Rows from a dataset of charts and code:
begin

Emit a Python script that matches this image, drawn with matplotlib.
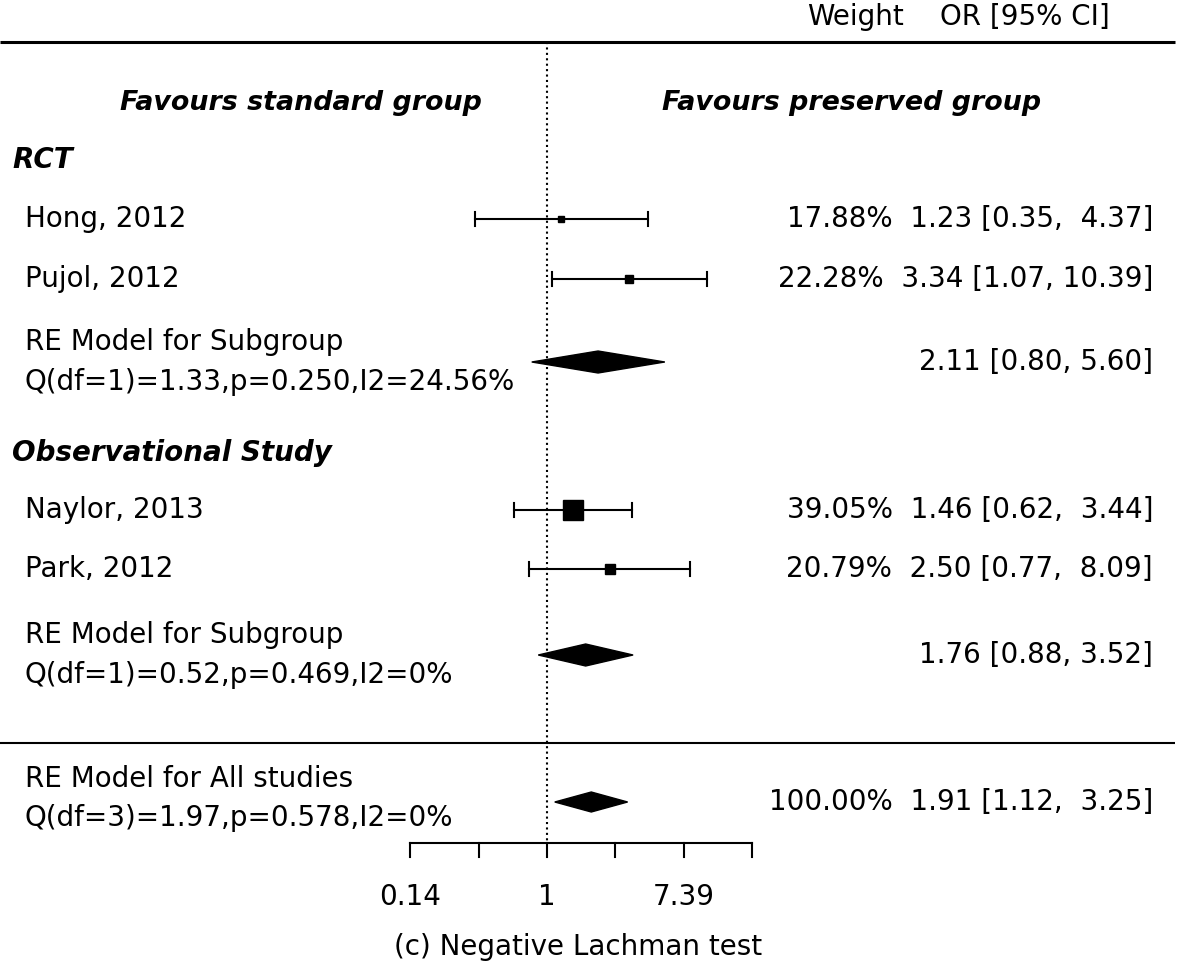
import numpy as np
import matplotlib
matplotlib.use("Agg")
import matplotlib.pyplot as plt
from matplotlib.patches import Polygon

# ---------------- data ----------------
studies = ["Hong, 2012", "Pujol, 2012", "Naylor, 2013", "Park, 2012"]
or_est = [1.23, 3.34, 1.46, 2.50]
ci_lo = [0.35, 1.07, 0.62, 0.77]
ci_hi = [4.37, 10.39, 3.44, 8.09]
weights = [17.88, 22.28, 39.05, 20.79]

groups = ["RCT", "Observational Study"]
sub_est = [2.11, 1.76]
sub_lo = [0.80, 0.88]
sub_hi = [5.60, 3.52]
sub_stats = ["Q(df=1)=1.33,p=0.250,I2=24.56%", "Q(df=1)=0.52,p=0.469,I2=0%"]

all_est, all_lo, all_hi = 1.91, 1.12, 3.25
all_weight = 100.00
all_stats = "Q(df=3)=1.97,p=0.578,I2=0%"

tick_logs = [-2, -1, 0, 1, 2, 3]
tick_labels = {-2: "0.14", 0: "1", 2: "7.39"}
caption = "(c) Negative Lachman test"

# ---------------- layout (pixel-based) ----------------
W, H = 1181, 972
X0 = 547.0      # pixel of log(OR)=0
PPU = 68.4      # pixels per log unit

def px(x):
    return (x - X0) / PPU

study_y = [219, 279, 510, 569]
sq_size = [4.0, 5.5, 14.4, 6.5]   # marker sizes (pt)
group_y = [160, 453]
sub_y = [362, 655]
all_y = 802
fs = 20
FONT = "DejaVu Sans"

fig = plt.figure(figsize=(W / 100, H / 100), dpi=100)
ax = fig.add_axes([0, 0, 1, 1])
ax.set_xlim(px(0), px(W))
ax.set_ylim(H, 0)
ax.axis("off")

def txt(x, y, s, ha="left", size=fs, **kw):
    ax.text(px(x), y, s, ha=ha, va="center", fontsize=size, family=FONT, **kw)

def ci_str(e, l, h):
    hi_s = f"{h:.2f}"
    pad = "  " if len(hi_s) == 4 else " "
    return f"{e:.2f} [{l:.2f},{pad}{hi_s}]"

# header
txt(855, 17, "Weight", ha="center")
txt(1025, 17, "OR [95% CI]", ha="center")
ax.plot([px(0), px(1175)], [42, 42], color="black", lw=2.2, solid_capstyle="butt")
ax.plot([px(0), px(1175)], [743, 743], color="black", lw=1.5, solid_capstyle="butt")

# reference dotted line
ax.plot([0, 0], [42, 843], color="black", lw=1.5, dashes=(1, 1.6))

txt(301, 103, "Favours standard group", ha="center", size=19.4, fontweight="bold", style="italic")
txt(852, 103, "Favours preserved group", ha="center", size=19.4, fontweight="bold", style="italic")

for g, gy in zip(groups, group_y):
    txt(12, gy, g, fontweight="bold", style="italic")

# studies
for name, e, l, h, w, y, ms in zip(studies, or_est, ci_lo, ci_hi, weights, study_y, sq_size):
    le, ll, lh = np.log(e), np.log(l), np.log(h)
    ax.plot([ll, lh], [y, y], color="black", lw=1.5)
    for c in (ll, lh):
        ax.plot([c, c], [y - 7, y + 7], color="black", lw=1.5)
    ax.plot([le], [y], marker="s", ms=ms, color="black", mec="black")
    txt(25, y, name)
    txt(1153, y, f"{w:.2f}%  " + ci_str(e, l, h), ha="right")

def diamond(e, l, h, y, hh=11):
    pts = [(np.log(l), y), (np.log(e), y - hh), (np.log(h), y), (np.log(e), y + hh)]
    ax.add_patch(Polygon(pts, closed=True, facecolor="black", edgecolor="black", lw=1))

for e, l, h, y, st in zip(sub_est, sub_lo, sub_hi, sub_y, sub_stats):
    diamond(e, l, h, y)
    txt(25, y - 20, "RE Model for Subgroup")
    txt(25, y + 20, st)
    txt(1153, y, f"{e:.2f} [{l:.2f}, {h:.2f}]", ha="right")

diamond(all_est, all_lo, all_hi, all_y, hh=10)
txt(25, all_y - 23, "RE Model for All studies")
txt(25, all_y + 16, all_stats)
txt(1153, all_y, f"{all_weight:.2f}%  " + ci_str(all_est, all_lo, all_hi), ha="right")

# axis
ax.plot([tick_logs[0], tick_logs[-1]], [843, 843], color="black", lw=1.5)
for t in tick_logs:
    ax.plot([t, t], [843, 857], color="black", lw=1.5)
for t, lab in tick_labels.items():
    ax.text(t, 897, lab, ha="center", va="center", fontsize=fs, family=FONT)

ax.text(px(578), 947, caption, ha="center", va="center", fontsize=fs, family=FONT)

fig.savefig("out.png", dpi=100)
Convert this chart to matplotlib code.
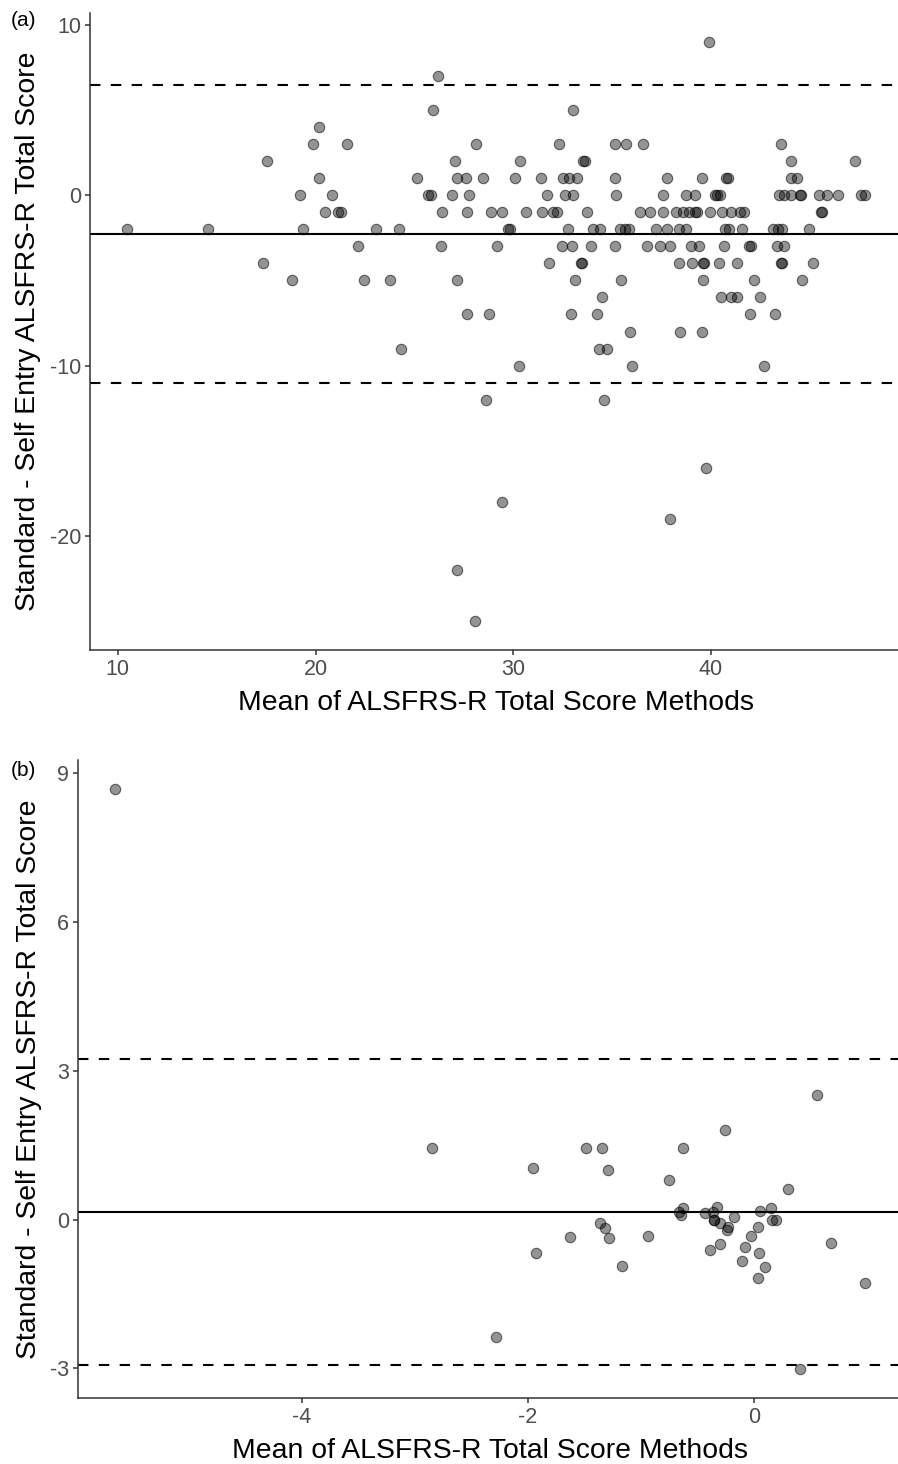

end

## Objective
Copy all lines above containing the string "this".

## Exercise answer
Emit a Python script that matches this image, drawn with matplotlib.
Convert this chart to matplotlib code.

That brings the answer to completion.